Entries taken from a collection:

|---|

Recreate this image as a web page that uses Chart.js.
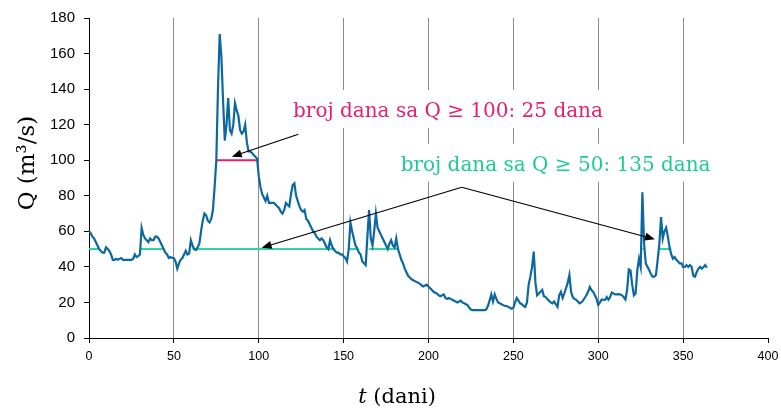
<!DOCTYPE html>
<html><head><meta charset="utf-8">
<script src="https://cdn.jsdelivr.net/npm/chart.js@4"></script>
<style>html,body{margin:0;padding:0;background:#fff;}#wrap{width:781px;height:409px;}</style>
</head><body><div id="wrap"><canvas id="c" width="781" height="409"></canvas></div>
<script>
// Daily discharge Q (m3/s), day 0..364
const flow = [
 60,59,57,56,54,52,50,49,48,48,
 51,50,49,47,44,44,44.5,44,44.5,45,
 44,44,44,44,44,44,44.5,47,45.5,46,
 47,62,58,56,55,54,56,55,55,57,
 57,56,54,52,50,48,47,45,45.5,45,
 45,43,39,42,44,45,47,49,47,47.5,
 55,52,50,49.5,51,53,60,66,70,69,
 66,65,67,72,85,100,141,171,158,133,
 111,120,135,117,115,120,132,128,125,117,
 115,116,120,110,105,105,104,103,102,101,
 91,85,81,79,77,80,76,76,76,76,
 75,74,73,71,70,72,76,75,74,81,
 86,87,80,77,74,72,71,72,67,66,
 64,62,60,59,57,56,55,56,55,53,
 51,50,55,52,50,49,48,48,47,47,
 46,45,43,50,65,60,56,52,50.5,48,
 47,43,42,41,57,72,56,52,60,70,
 62,60,58,56,54,52,50,53,55,52,
 51,56,50,47,44,42,39,37,35,34,
 33,32.5,32,31.5,31,30.5,29.5,29,29.5,30,
 29,28,27,26,25.5,25,24,23.5,24,24.5,
 22.5,22,22.5,22,21.5,21,20.5,20,20.5,21,
 20,19.5,19,18.5,17,16,15.7,15.7,15.7,15.7,
 15.7,15.7,15.7,15.7,16,18,21,24.5,20.5,24.5,
 22,20,19.5,19,18.5,18,18,17.5,17,16.5,
 17,20,22.5,21,19.5,19,18,17.5,20,30,
 34.5,40,48.6,31,24,25,26,27,23.5,23,
 22,21,20,19.5,20.5,19,17.6,24,26,22.5,
 25,28,31,35.5,26,23,22,21.5,20.5,19.5,
 20,21,22.5,24,26,28.7,27,26,24,22,
 18.6,20,21.7,21.5,21.4,23,21.5,23,25.5,25,
 24.5,24.5,24.7,24.5,24,23,21.7,27,38.6,38,
 30,24,25,38,44.6,40,82,53,42,40,
 38.2,36,34.5,34.5,35.5,44,53,68,56,60,
 62,57,51,47,44.6,45.6,44,43,42,42,
 40,40,41,40,41,40,35,34.5,37,39,
 40,39,40,41,39.5
];
const days = flow.map((v, i) => i);
// Day ranges with Q >= 50 and Q >= 100 (threshold lines)
const q50Ranges = [[0,6],[30,44],[61,145],[153,158],[165,182],[326,327],[336,343]];
const q100Ranges = [[75,99]];
const xTicks = [0,50,100,150,200,250,300,350,400];
const yTicks = [0,20,40,60,80,100,120,140,160,180];
const labelQ100 = 'broj dana sa Q \u2265 100: 25 dana';
const labelQ50 = 'broj dana sa Q \u2265 50: 135 dana';
// annotation anchors in data coords [day, Q]
const pinkTextPos = [120.2, 124.3];
const greenTextPos = [183.6, 94.1];
const pinkArrow = [[123.3,114.6],[84.1,102]];
const greenArrowFrom = [219.6,84.8];
const greenArrowTo = [[101.7,50.8],[333.4,55.5]];

function rangesToData(ranges, level){
  const out = [];
  ranges.forEach(r => { out.push({x:r[0],y:level}); out.push({x:r[1],y:level}); out.push({x:r[1]+0.5,y:null}); });
  return out;
}

const PINK = '#e61e6e', GREEN_TXT = '#1ecb98', GREEN_LINE = '#2ed4a4', BLUE = '#0b68a0';

function drawArrow(ctx,x1,y1,x2,y2){
  const a = Math.atan2(y2-y1,x2-x1), L=10, W=4;
  ctx.beginPath(); ctx.moveTo(x1,y1); ctx.lineTo(x2-L*0.6*Math.cos(a), y2-L*0.6*Math.sin(a)); ctx.stroke();
  ctx.beginPath(); ctx.moveTo(x2,y2);
  ctx.lineTo(x2-L*Math.cos(a)+W*Math.sin(a), y2-L*Math.sin(a)-W*Math.cos(a));
  ctx.lineTo(x2-L*Math.cos(a)-W*Math.sin(a), y2-L*Math.sin(a)+W*Math.cos(a));
  ctx.closePath(); ctx.fill();
}

const annot = {
  id:'annot',
  beforeDatasetsDraw(chart){
    const {ctx, scales:{x,y}} = chart;
    ctx.save();
    ctx.font = '20px "DejaVu Serif"';
    [[labelQ100,pinkTextPos],[labelQ50,greenTextPos]].forEach(([t,p]) => {
      const px = x.getPixelForValue(p[0]), py = y.getPixelForValue(p[1]);
      const w = ctx.measureText(t).width;
      ctx.fillStyle = '#fff';
      ctx.fillRect(px-7, py-27, w+14, 38);
    });
    ctx.restore();
  },
  afterDatasetsDraw(chart){
    const {ctx, scales:{x,y}} = chart;
    ctx.save();
    ctx.font = '20px "DejaVu Serif"';
    ctx.textBaseline = 'alphabetic';
    ctx.fillStyle = PINK;
    ctx.fillText(labelQ100, x.getPixelForValue(pinkTextPos[0]), y.getPixelForValue(pinkTextPos[1]));
    ctx.fillStyle = GREEN_TXT;
    ctx.fillText(labelQ50, x.getPixelForValue(greenTextPos[0]), y.getPixelForValue(greenTextPos[1]));
    ctx.strokeStyle = '#000'; ctx.fillStyle = '#000'; ctx.lineWidth = 1.2;
    drawArrow(ctx, x.getPixelForValue(pinkArrow[0][0]), y.getPixelForValue(pinkArrow[0][1]),
                   x.getPixelForValue(pinkArrow[1][0]), y.getPixelForValue(pinkArrow[1][1]));
    greenArrowTo.forEach(t => drawArrow(ctx, x.getPixelForValue(greenArrowFrom[0]), y.getPixelForValue(greenArrowFrom[1]),
                   x.getPixelForValue(t[0]), y.getPixelForValue(t[1])));
    ctx.restore();
  },
  afterDraw(chart){
    const {ctx} = chart;
    ctx.save();
    ctx.fillStyle = '#000';
    // y title
    ctx.translate(28, 163);
    ctx.rotate(-Math.PI/2);
    ctx.font = '23px "DejaVu Serif"';
    ctx.textAlign = 'center'; ctx.textBaseline = 'middle';
    ctx.fillText('Q (m\u00b3/s)', 0, 0);
    ctx.restore();
    // x title
    ctx.save();
    ctx.fillStyle = '#000';
    ctx.textBaseline = 'alphabetic';
    const t1 = 't', t2 = ' (dani)';
    ctx.font = 'italic 21px "DejaVu Serif"';
    const w1 = ctx.measureText(t1).width;
    ctx.font = '21px "DejaVu Serif"';
    const w2 = ctx.measureText(t2).width;
    const cx = 397;
    const sx = cx - (w1+w2)/2, by = 403;
    ctx.font = 'italic 21px "DejaVu Serif"'; ctx.fillText(t1, sx, by);
    ctx.font = '21px "DejaVu Serif"'; ctx.fillText(t2, sx+w1, by);
    ctx.restore();
  }
};

new Chart(document.getElementById('c'), {
  type:'line',
  data:{ datasets:[
    {data: days.map((d,i)=>({x:d,y:flow[i]})), borderColor:BLUE, borderWidth:2.2, pointRadius:0, tension:0},
    {data: rangesToData(q100Ranges,100), borderColor:PINK, borderWidth:2, pointRadius:0, spanGaps:false},
    {data: rangesToData(q50Ranges,50), borderColor:GREEN_LINE, borderWidth:2, pointRadius:0, spanGaps:false}
  ]},
  options:{
    responsive:false, animation:false, devicePixelRatio:1,
    layout:{padding:{left:0,right:13,top:18,bottom:0}},
    plugins:{legend:{display:false}, tooltip:{enabled:false}},
    scales:{
      x:{type:'linear', min:0, max:400,
        afterBuildTicks: s => { s.ticks = xTicks.map(v=>({value:v})); },
        ticks:{font:{family:'"Liberation Sans"', size:12.5}, color:'#000', padding:6, maxRotation:0},
        grid:{color: c => (c.tick && (c.tick.value===0 || c.tick.value===400)) ? 'rgba(0,0,0,0)' : '#8a8a8a', tickColor:'#000', tickLength:5, lineWidth:1},
        border:{color:'#000', width:1},
        afterFit: s => { s.height = 71; s.paddingRight = 0; s.paddingLeft = 0; }
      },
      y:{min:0, max:180,
        afterBuildTicks: s => { s.ticks = yTicks.map(v=>({value:v})); },
        ticks:{font:{family:'"Liberation Sans"', size:15}, color:'#000', padding:9},
        grid:{drawOnChartArea:false, tickColor:'#000', tickLength:5},
        border:{color:'#000', width:1},
        afterFit: s => { s.width = 89; s.paddingTop = 0; s.paddingBottom = 0; }
      }
    }
  },
  plugins:[annot]
});
</script></body></html>
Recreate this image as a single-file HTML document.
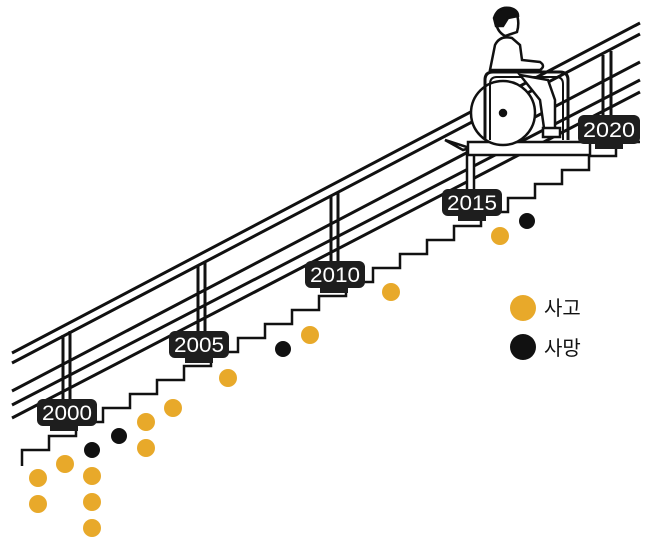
<!DOCTYPE html>
<html><head><meta charset="utf-8"><style>
html,body{margin:0;padding:0;background:#fff;}
svg{display:block}
</style></head><body>
<svg width="658" height="552" viewBox="0 0 658 552" xmlns="http://www.w3.org/2000/svg">
<g stroke="#111" stroke-width="3" fill="none">
<line x1="12" y1="353" x2="640" y2="23"/>
<line x1="12" y1="363" x2="640" y2="34"/>
<line x1="12" y1="391" x2="640" y2="62"/>
<line x1="12" y1="405" x2="640" y2="80"/>
<line x1="12" y1="418" x2="640" y2="92"/>
<line x1="63" y1="335" x2="63" y2="400"/>
<line x1="70" y1="331" x2="70" y2="400"/>
<line x1="198" y1="265" x2="198" y2="333"/>
<line x1="205" y1="261" x2="205" y2="333"/>
<line x1="331" y1="195" x2="331" y2="262"/>
<line x1="338" y1="192" x2="338" y2="262"/>
<line x1="603" y1="55" x2="603" y2="118"/>
<line x1="611" y1="51" x2="611" y2="118"/>
<path d="M22 466 V450 h27 v-14 h27 v-14 h27 v-14 h27 v-14 h27 v-14 h27 v-14 h27 v-14 h27 v-14 h27 v-14 h27 v-14 h27 v-14 h27 v-14 h27 v-14 h27 v-14 h27 v-14 h27 v-14 h27 v-14 h27 v-14 h27 v-14 h27 v-14 h27 v-14 h27 v-14 h24" stroke-width="2.5"/>
</g>
<g stroke="#111" stroke-width="2.5" fill="#fff">
<rect x="467" y="150" width="7" height="55"/>
<polygon points="445,140 470,148 463,150"/>
<rect x="468" y="142" width="122" height="13"/>
<circle cx="503" cy="113" r="32"/>
<circle cx="503" cy="113" r="3" fill="#111"/>
<path d="M485 140 V80 Q485 72 493 72 H560 Q568 72 568 80 V140" fill="none" stroke-width="3"/>
<path d="M490 140 V84 Q490 77 497 77 H556 Q563 77 563 84 V140" fill="none" stroke-width="2"/>
<path d="M490 70 L495 45 Q500 35 512 38 L520 45 L522 60 L540 62 Q546 66 540 70 Z"/>
<path d="M520 75 L548 80 L555 100 L555 130 L545 135 L540 100 Z"/>
<rect x="543" y="128" width="17" height="9"/>
<path d="M496 14 Q505 5 516 12 Q520 22 517 32 L505 36 Q494 30 496 14 Z" fill="#fff"/>
<path d="M494 18 Q498 6 510 8 Q518 10 518 16 L508 18 L503 26 L496 26 Z" fill="#111"/>
</g>
<g font-family="'Liberation Sans Narrow','Liberation Sans',sans-serif" font-size="21" fill="#fff" text-anchor="middle">
<rect x="37" y="399" width="60" height="27" rx="6" fill="#1e1e1e"/>
<rect x="50" y="425" width="28" height="6" fill="#1e1e1e"/>
<text x="67" y="420" textLength="50" lengthAdjust="spacingAndGlyphs">2000</text>
<rect x="169" y="331" width="60" height="27" rx="6" fill="#1e1e1e"/>
<rect x="185" y="357" width="28" height="6" fill="#1e1e1e"/>
<text x="199" y="352" textLength="50" lengthAdjust="spacingAndGlyphs">2005</text>
<rect x="305" y="261" width="60" height="27" rx="6" fill="#1e1e1e"/>
<rect x="320" y="287" width="28" height="6" fill="#1e1e1e"/>
<text x="335" y="282" textLength="50" lengthAdjust="spacingAndGlyphs">2010</text>
<rect x="442" y="189" width="60" height="27" rx="6" fill="#1e1e1e"/>
<rect x="458" y="215" width="28" height="6" fill="#1e1e1e"/>
<text x="472" y="210" textLength="50" lengthAdjust="spacingAndGlyphs">2015</text>
<rect x="578" y="115" width="62" height="29" rx="6" fill="#1e1e1e"/>
<rect x="595" y="143" width="28" height="6" fill="#1e1e1e"/>
<text x="609" y="137" textLength="52" lengthAdjust="spacingAndGlyphs">2020</text>
</g>
<g fill="#E8A92A">
<circle cx="38" cy="478" r="9"/><circle cx="38" cy="504" r="9"/>
<circle cx="65" cy="464" r="9"/>
<circle cx="92" cy="476" r="9"/><circle cx="92" cy="502" r="9"/><circle cx="92" cy="528" r="9"/>
<circle cx="146" cy="422" r="9"/><circle cx="146" cy="448" r="9"/>
<circle cx="173" cy="408" r="9"/>
<circle cx="228" cy="378" r="9"/>
<circle cx="310" cy="335" r="9"/>
<circle cx="391" cy="292" r="9"/>
<circle cx="500" cy="236" r="9"/>
<circle cx="523" cy="308" r="13"/>
</g>
<g fill="#111">
<circle cx="92" cy="450" r="8"/>
<circle cx="119" cy="436" r="8"/>
<circle cx="283" cy="349" r="8"/>
<circle cx="527" cy="221" r="8"/>
<circle cx="523" cy="347" r="13"/>
</g>
<g font-family="'Liberation Sans','Noto Sans CJK KR',sans-serif" font-size="20" fill="#111">
<text x="544" y="315">사고</text>
<text x="544" y="355">사망</text>
</g>
</svg>
</body></html>
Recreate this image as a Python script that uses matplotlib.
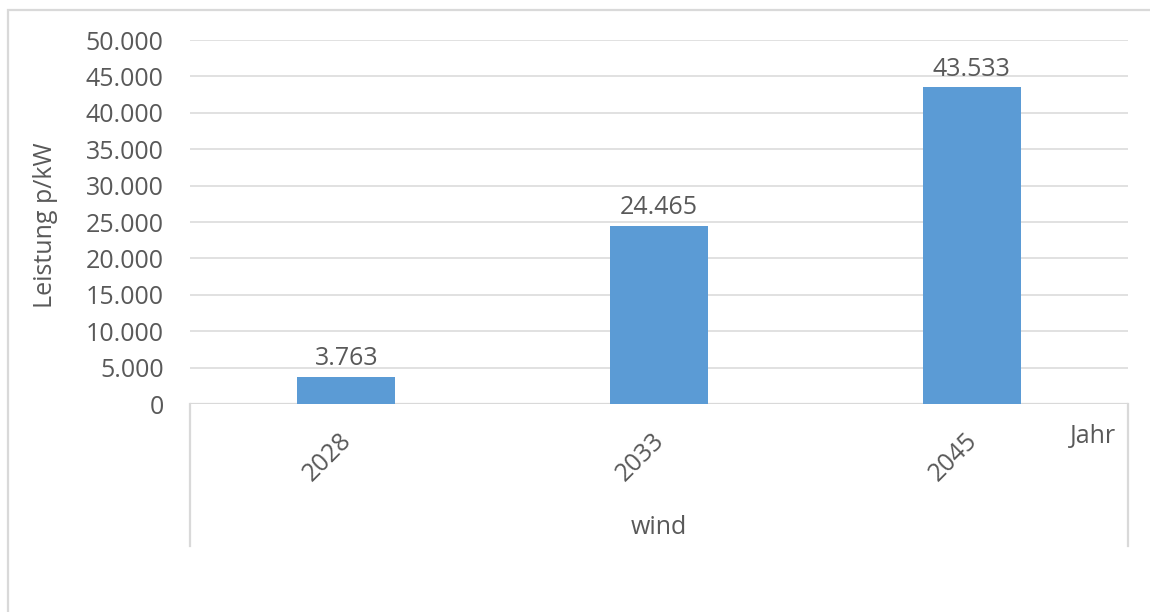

|---|

INSTRUCTIONS FOR THE TASK
Pick out all lines from the data above in which the word "document" appears.

SOLUTION TO THE PROBLEM
new Chart(document.getElementById('c'), {
Recreate this image as a single-file HTML document.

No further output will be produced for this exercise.